6. How long did it take you to see results?
I think it took about 30 pounds for others to start saying anything to me, but I began noticing differences after about 10 pounds. The interesting thing for me though is that my journey is no longer about weight loss, but about fitness. I love working out now. I think about it, plan my week around classes, practice yoga moves at home and have made new friends who like to do active things with me.
7. When did you realize that you were a success?
I realized I was success when I went to my in-laws for a family reunion and I took the initiative to make sure I was going to be able to eat healthy even though I splurged on some fattening foods. I made a plan, went to the store and bought healthy snacks and only ate the bad stuff that I really wanted. In the past I would have used this as an opportunity to pig out. I also set aside time to exercise every day and took the family to mountain bike in the canyon. I have a new lifestyle. This is not a diet anymore.

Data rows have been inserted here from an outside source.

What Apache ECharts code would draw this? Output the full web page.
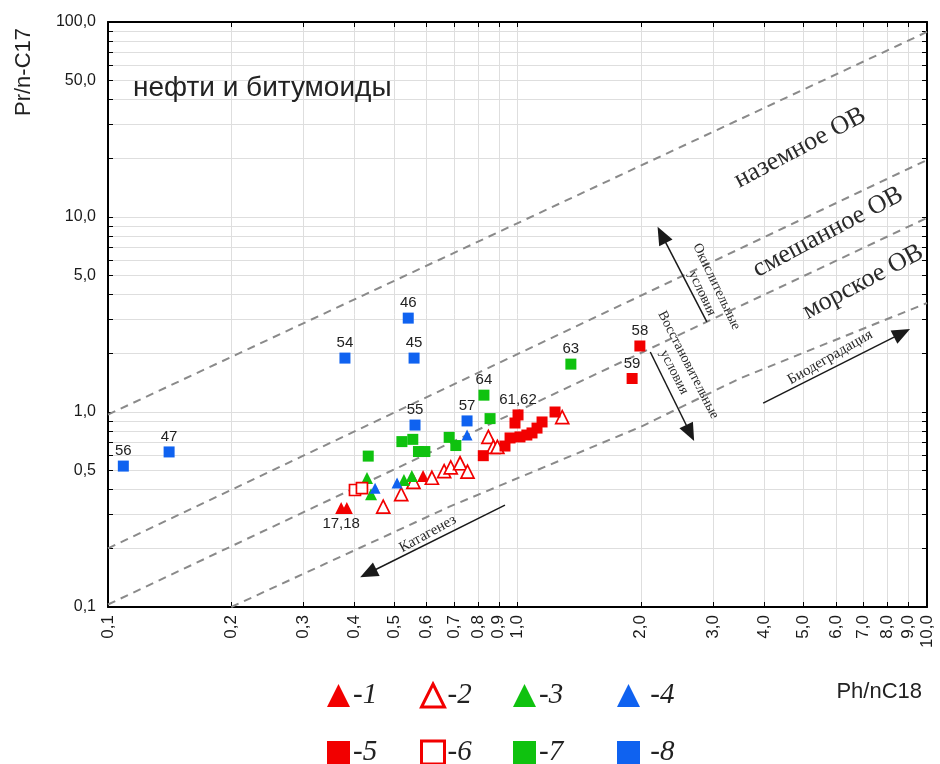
<!DOCTYPE html>
<html><head><meta charset="utf-8">
<script src="https://cdn.jsdelivr.net/npm/echarts@6/dist/echarts.min.js"></script>
<style>html,body{margin:0;padding:0;background:#fff}#c{width:940px;height:764px}</style>
</head><body><div id="c"></div>
<script>
// ---- tick labels ----
const xLabelVals = [0.1,0.2,0.3,0.4,0.5,0.6,0.7,0.8,0.9,1,2,3,4,5,6,7,8,9,10];
const yLabelVals = [0.1,0.5,1,5,10,50,100];
const xTickVals = [0.1,0.2,0.3,0.4,0.5,0.6,0.7,0.8,0.9,1,2,3,4,5,6,7,8,9,10];
const yTickVals = [0.1,0.2,0.3,0.4,0.5,0.6,0.7,0.8,0.9,1,2,3,4,5,6,7,8,9,10,20,30,40,50,60,70,80,90,100];

// ---- series (Ph/nC18, Pr/n-C17) ----
const seriesNames = ['-1','-2','-3','-4','-5','-6','-7','-8'];
const s1 = [[0.371,0.322],[0.383,0.322],[0.588,0.47]];
const s1Labels = ['17,18','',''];
const s2 = [[0.47,0.327],[0.52,0.379],[0.557,0.438],[0.618,0.46],[0.662,0.497],[0.687,0.52],[0.724,0.546],[0.755,0.494],[0.849,0.745],[0.873,0.662],[0.893,0.662],[1.286,0.942]];
const s3 = [[0.429,0.459],[0.439,0.379],[0.528,0.448],[0.552,0.47]];
const s4 = [[0.449,0.407],[0.508,0.433],[0.753,0.762]];
const s5 = [[0.825,0.597],[0.932,0.669],[0.959,0.736],[0.986,0.878],[1.003,0.966],[1.014,0.745],[1.054,0.762],[1.085,0.781],[1.116,0.827],[1.148,0.889],[1.235,1.0],[1.99,2.18],[1.905,1.485]];
const s5Labels = ['','','','','61,62','','','','','','','58','59'];
const s6 = [[0.401,0.398],[0.417,0.407]];
const s7 = [[0.432,0.594],[0.522,0.705],[0.555,0.724],[0.573,0.627],[0.594,0.627],[0.681,0.741],[0.707,0.673],[0.828,1.22],[0.857,0.925],[1.35,1.76]];
const s7Labels = ['','','','','','','','64','','63'];
const s8 = [[0.109,0.528],[0.141,0.624],[0.379,1.89],[0.541,3.03],[0.559,1.89],[0.562,0.857],[0.753,0.9]];
const s8Labels = ['56','47','54','46','45','55','57'];

// ---- boundary lines ----
const lineA = [[0.1,0.97],[10,89]];
const lineB = [[0.1,0.2],[10,19.6]];
const lineC = [[0.1,0.103],[10,9.9]];
const lineD = [[0.2,0.1],[0.68,0.326],[2.0,0.84],[3.5,1.49],[10,3.62]];

// ---- arrows (start, end) ----
const arrowOx = [[2.9,2.9],[2.25,8.1]];
const arrowRed = [[2.11,2.03],[2.64,0.78]];
const arrowBio = [[3.98,1.11],[8.69,2.54]];
const arrowKat = [[0.932,0.333],[0.432,0.149]];

const RED = '#f20000', GREEN = '#0fc20f', BLUE = '#0f62f0';
const fmt = v => (Math.round(v*10)/10).toFixed(1).replace('.', ',');
const SANS = '"Liberation Sans", Arial, sans-serif';
const SERIF = '"Liberation Serif", "Times New Roman", serif';

function pts(arr, labels, pos) {
  return arr.map((p, i) => {
    const o = {value: p};
    if (labels && labels[i]) {
      o.label = {show: true, formatter: labels[i], position: pos || 'top', distance: 2,
        fontFamily: SANS, fontSize: 15, color: '#222'};
    }
    return o;
  });
}

const chart = echarts.init(document.getElementById('c'), null, {renderer: 'canvas'});

function scat(name, data, symbol, size, color, hollow) {
  return {
    name, type: 'scatter', data, symbol, symbolSize: size, z: 5,
    itemStyle: hollow ? {color: '#fff', borderColor: color, borderWidth: 1.7, opacity: 1} : {color, opacity: 1},
    emphasis: {disabled: true}
  };
}
function dash(data, extra) {
  return Object.assign({
    type: 'line', data, showSymbol: false, symbol: 'none', silent: true, z: 3,
    lineStyle: {color: '#8a8a8a', width: 2, type: [8, 6]}
  }, extra || {});
}

const axisCommon = {
  type: 'log', logBase: 10,
  axisLine: {show: true, lineStyle: {color: '#000', width: 2}},
};

const legendLeft = [327, 420, 513, 617];
const legendTop = [681, 738];
const legendIcons = ['triangle','triangle','triangle','triangle','rect','rect','rect','rect'];
const legendColors = [RED, RED, GREEN, BLUE, RED, RED, GREEN, BLUE];
const legendHollow = [false, true, false, false, false, true, false, false];
const legends = seriesNames.map((n, i) => ({
  data: [n], left: legendLeft[i % 4], top: legendTop[Math.floor(i / 4)],
  icon: legendIcons[i], itemWidth: 23, itemHeight: 23, padding: 0, itemGap: 0,
  selectedMode: false,
  formatter: (i % 4 === 3) ? (nm => '\u00a0' + nm) : (nm => nm),
  itemStyle: legendHollow[i] ? {color: '#fff', borderColor: legendColors[i], borderWidth: 3}
                             : {color: legendColors[i], borderWidth: 0, opacity: 1},
  textStyle: {fontFamily: SERIF, fontStyle: 'italic', fontSize: 29, color: '#222', lineHeight: 23, padding: [0,0,0,-2]}
}));

const option = {
  animation: false,
  backgroundColor: '#fff',
  grid: {left: 108, right: 13, top: 22, bottom: 157},
  legend: legends,
  xAxis: [
    Object.assign({}, axisCommon, {
      min: 0.1, max: 10, position: 'bottom',
      axisTick: {show: true, inside: true, length: 5, customValues: xTickVals, lineStyle: {color: '#000'}},
      axisLabel: {show: true, customValues: xLabelVals, rotate: 90, margin: 8, formatter: fmt,
        fontFamily: SANS, fontSize: 17, color: '#1a1a1a'},
      splitLine: {show: true, lineStyle: {color: '#dedede', width: 1}}
    }),
    Object.assign({}, axisCommon, {
      min: 0.1, max: 10, position: 'top',
      axisTick: {show: true, inside: true, length: 5, customValues: xTickVals, lineStyle: {color: '#000'}},
      axisLabel: {show: false}, splitLine: {show: false}
    })
  ],
  yAxis: [
    Object.assign({}, axisCommon, {
      min: 0.1, max: 100, position: 'left',
      axisTick: {show: true, inside: true, length: 5, customValues: yTickVals, lineStyle: {color: '#000'}},
      axisLabel: {show: true, customValues: yLabelVals, margin: 12, formatter: fmt,
        fontFamily: SANS, fontSize: 16, color: '#1a1a1a'},
      splitLine: {show: true, lineStyle: {color: '#dedede', width: 1}}
    }),
    Object.assign({}, axisCommon, {
      min: 0.1, max: 100, position: 'right',
      axisTick: {show: true, inside: true, length: 5, customValues: yTickVals, lineStyle: {color: '#000'}},
      axisLabel: {show: false}, splitLine: {show: false}
    })
  ],
  series: [
    dash(lineA, {
      markLine: {
        silent: true, animation: false, symbol: ['none', 'triangle'], symbolSize: [15, 18],
        label: {show: false},
        lineStyle: {color: '#1a1a1a', width: 1.5, type: 'solid'},
        data: [
          [{coord: arrowOx[0]}, {coord: arrowOx[1]}],
          [{coord: arrowRed[0]}, {coord: arrowRed[1]}],
          [{coord: arrowBio[0]}, {coord: arrowBio[1]}],
          [{coord: arrowKat[0]}, {coord: arrowKat[1]}]
        ]
      }
    }),
    dash(lineB), dash(lineC), dash(lineD),
    scat(seriesNames[0], pts(s1, s1Labels, 'bottom'), 'triangle', 12, RED, false),
    scat(seriesNames[1], pts(s2), 'triangle', 13, RED, true),
    scat(seriesNames[2], pts(s3), 'triangle', 12, GREEN, false),
    scat(seriesNames[3], pts(s4), 'triangle', 11, BLUE, false),
    scat(seriesNames[4], pts(s5, s5Labels), 'rect', 11, RED, false),
    scat(seriesNames[5], pts(s6), 'rect', 11, RED, true),
    scat(seriesNames[6], pts(s7, s7Labels), 'rect', 11, GREEN, false),
    scat(seriesNames[7], pts(s8, s8Labels), 'rect', 11, BLUE, false)
  ]
};
chart.setOption(option);

// ---- annotation texts anchored in data coordinates ----
const annos = [
  {t: 'наземное ОВ', at: [4.9, 22.6], rot: 28, font: '26px ' + SERIF},
  {t: 'смешанное ОВ', at: [5.73, 8.37], rot: 28, font: '26px ' + SERIF},
  {t: 'морское ОВ', at: [6.98, 4.64], rot: 28, font: '26px ' + SERIF},
  {t: 'Биодеградация', at: [5.8, 1.91], rot: 30, font: '15px ' + SERIF},
  {t: 'Катагенез', at: [0.604, 0.237], rot: 29, font: '15px ' + SERIF},
  {t: 'Окислительные\nусловия', at: [2.94, 4.22], rot: -64.5, font: '14px ' + SERIF},
  {t: 'Восстановительные\nусловия', at: [2.51, 1.67], rot: -63, font: '14px ' + SERIF}
];
const graphics = annos.map(a => {
  const p = chart.convertToPixel({xAxisIndex: 0, yAxisIndex: 0}, a.at);
  return {type: 'text', x: p[0], y: p[1], rotation: a.rot * Math.PI / 180, silent: true, z: 10,
    style: {text: a.t, font: a.font, fill: '#2a2a2a', align: 'center', verticalAlign: 'middle', lineHeight: 16}};
});
graphics.push(
  {type: 'text', x: 133, y: 88, silent: true,
   style: {text: 'нефти и битумоиды', font: '28px ' + SANS, fill: '#222', align: 'left', verticalAlign: 'middle'}},
  {type: 'text', x: 24, y: 72, rotation: Math.PI / 2, silent: true,
   style: {text: 'Pr/n-C17', font: '22px ' + SANS, fill: '#222', align: 'center', verticalAlign: 'middle'}},
  {type: 'text', x: 922, y: 692, silent: true,
   style: {text: 'Ph/nC18', font: '22px ' + SANS, fill: '#222', align: 'right', verticalAlign: 'middle'}}
);
chart.setOption({graphic: graphics});
</script></body></html>
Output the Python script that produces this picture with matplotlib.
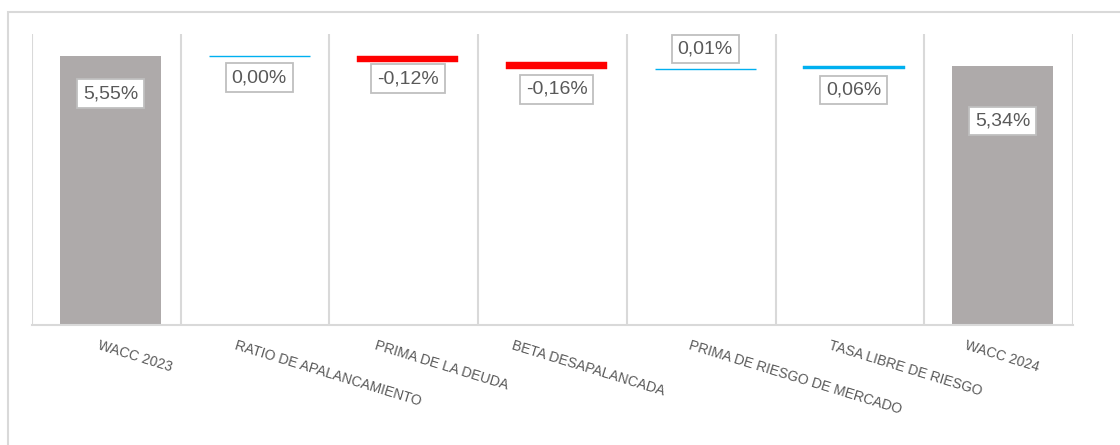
import numpy as np
import matplotlib
matplotlib.use('Agg')
from matplotlib import pyplot as plt
from matplotlib.patches import Rectangle

plt.rcParams['font.family'] = ['Liberation Sans', 'DejaVu Sans']

categories = ['WACC 2023', 'RATIO DE APALANCAMIENTO', 'PRIMA DE LA DEUDA',
              'BETA DESAPALANCADA', 'PRIMA DE RIESGO DE MERCADO',
              'TASA LIBRE DE RIESGO', 'WACC 2024']
values = [5.55, 0.00, -0.12, -0.16, 0.01, 0.06, 5.34]
is_total = [True, False, False, False, False, False, True]
value_labels = ['5,55%', '0,00%', '-0,12%', '-0,16%', '0,01%', '0,06%', '5,34%']

GREY = '#AEAAAA'
BLUE = '#00B0F0'
RED = '#FF0000'
GRID = '#D9D9D9'
TXT = '#595959'

fig = plt.figure(figsize=(11.2, 4.45), dpi=100)
ax = fig.add_axes([32/1120, 120/445, (1073-32)/1120, (325-34)/445])

# waterfall geometry
bottoms, heights, colors = [], [], []
run = 0.0
for v, tot in zip(values, is_total):
    if tot:
        bottoms.append(0)
        heights.append(v)
        colors.append(GREY)
        run = v
    else:
        new = run + v
        bottoms.append(min(run, new))
        heights.append(abs(v))
        colors.append(RED if v < 0 else BLUE)
        run = new

x = np.arange(len(categories))
for i in range(len(x)):
    if is_total[i]:
        ax.bar(x[i], heights[i], bottom=bottoms[i], width=0.68, color=colors[i], zorder=2)
    else:
        # tiny steps still show up as a hairline, like excel does
        lw = 1.0 if heights[i] < 0.03 else 0.3
        ax.bar(x[i], heights[i], bottom=bottoms[i], width=0.68, color=colors[i],
               edgecolor=colors[i], linewidth=lw, zorder=2)

# data labels (pixel offsets from bar edge, points = px*0.72)
label_off = [-38, -22, -17, -20, 20, -21, -55]
for i in range(len(x)):
    if is_total[i] or label_off[i] > 0:
        ref = bottoms[i] + heights[i]
    else:
        ref = bottoms[i]
    ax.annotate(value_labels[i], xy=(x[i], ref), xytext=(0, label_off[i]*0.72),
                textcoords='offset points', ha='center', va='center',
                fontsize=14, color=TXT, zorder=4,
                bbox=dict(boxstyle='square,pad=0.3', fc='white', ec='#BFBFBF', lw=1.3))

# excel draws the bars a few px right of the category centre
shift = 0.027
ax.set_xlim(-0.5 - shift, len(categories) - 0.5 - shift)
ax.set_ylim(0, 6)
for b in np.arange(-0.5, len(categories), 1.0):
    ax.axvline(b - shift, color=GRID, lw=1.5, zorder=1)
for s in ['top', 'right', 'left']:
    ax.spines[s].set_visible(False)
ax.spines['bottom'].set_color(GRID)
ax.spines['bottom'].set_linewidth(1.5)
ax.set_yticks([])
ax.set_xticks([])

# rotated category labels
cat_off = [-10, -22, -31, -42, -14, -23, -35]
for i, c in enumerate(categories):
    ax.annotate(c, xy=(x[i], 0), xycoords=('data', 'axes fraction'),
                xytext=(cat_off[i]*0.72, -10), textcoords='offset points',
                ha='left', va='top', rotation=-17, rotation_mode='anchor',
                fontsize=10, color=TXT)

# outer chart border
fig.patches.append(Rectangle((8/1120, -0.05), 1.1, (445-12)/445 + 0.05,
                             transform=fig.transFigure, fill=False,
                             ec=GRID, lw=1.5, zorder=0))

fig.savefig('out.png', dpi=100)
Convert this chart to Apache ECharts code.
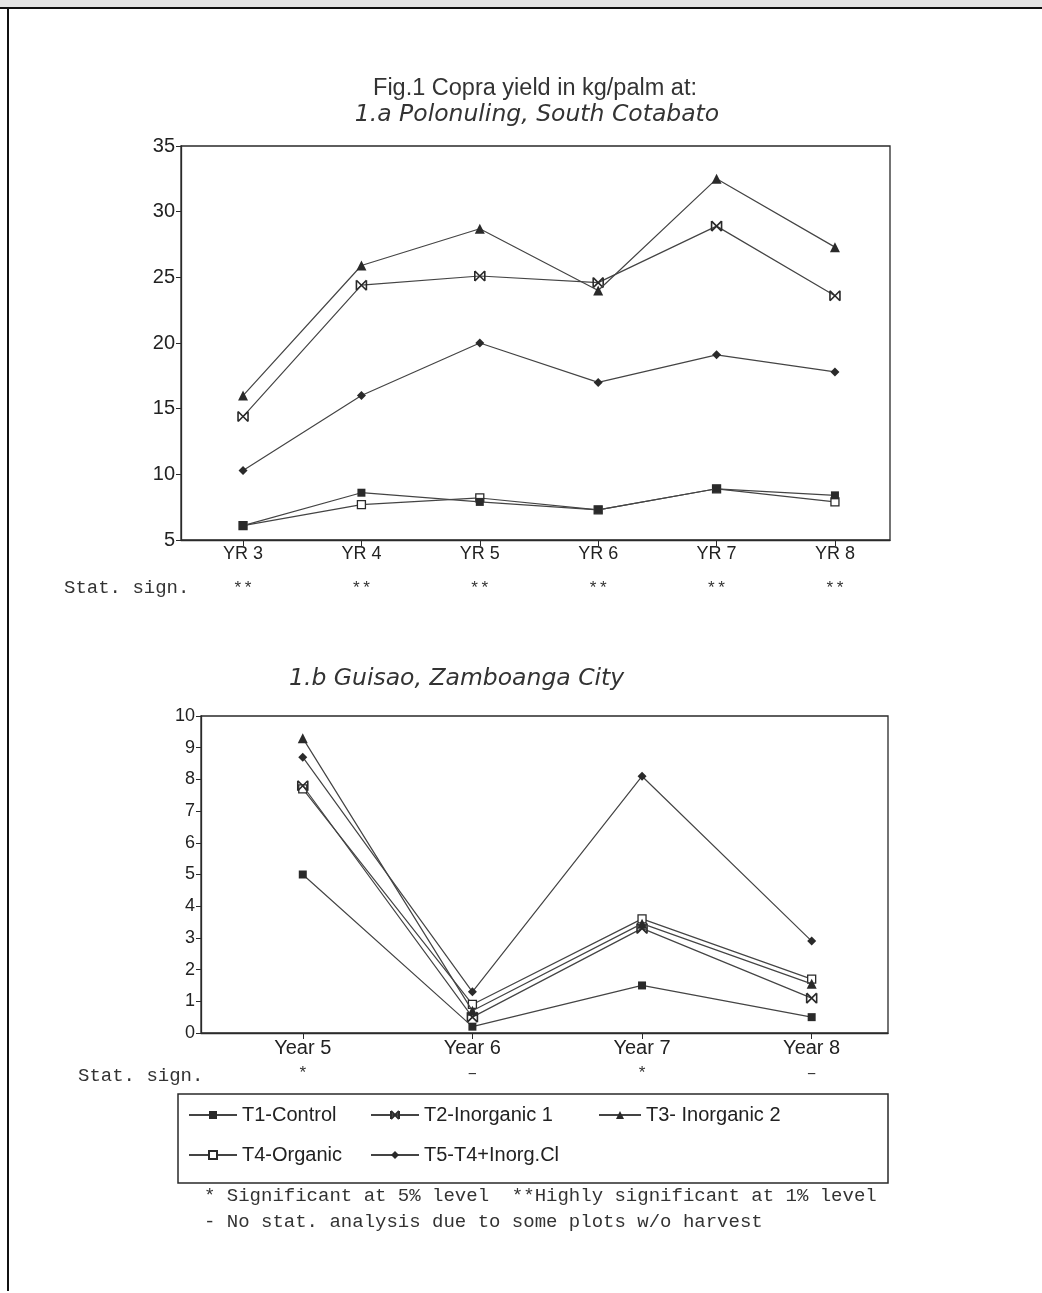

8. How do you prevent relapse?
I plan ahead. I keep healthy foods around and eat 5 or 6 times a day. I make sure I fuel up before and after workouts and I never let myself get too hungry. I have found fun exercises to do that keep me motivated.
9. How has your life changed now that you’ve lost weight?
I feel GREAT. I have more energy than I have had in years. I am happy and my stress level is so much lower than it used to be.
10. What five tips do you have for other dieters?
- Don’t try to fix everything at once. I started with weight loss and I didn’t give up everything I loved.
- Make healthy alternatives for many foods that you love.
- Start moving, but realize you have limitations. If you haven’t
exercised in 10 years don’t expect to be able to run for 30 minutes on
a treadmill or outside like you did in high school and don’t beat yourself up for it.
- Exercise should be something you look forward to, not something you dread. Make it fun.
- Stay strong and know that the more you work towards fitness the better you will feel.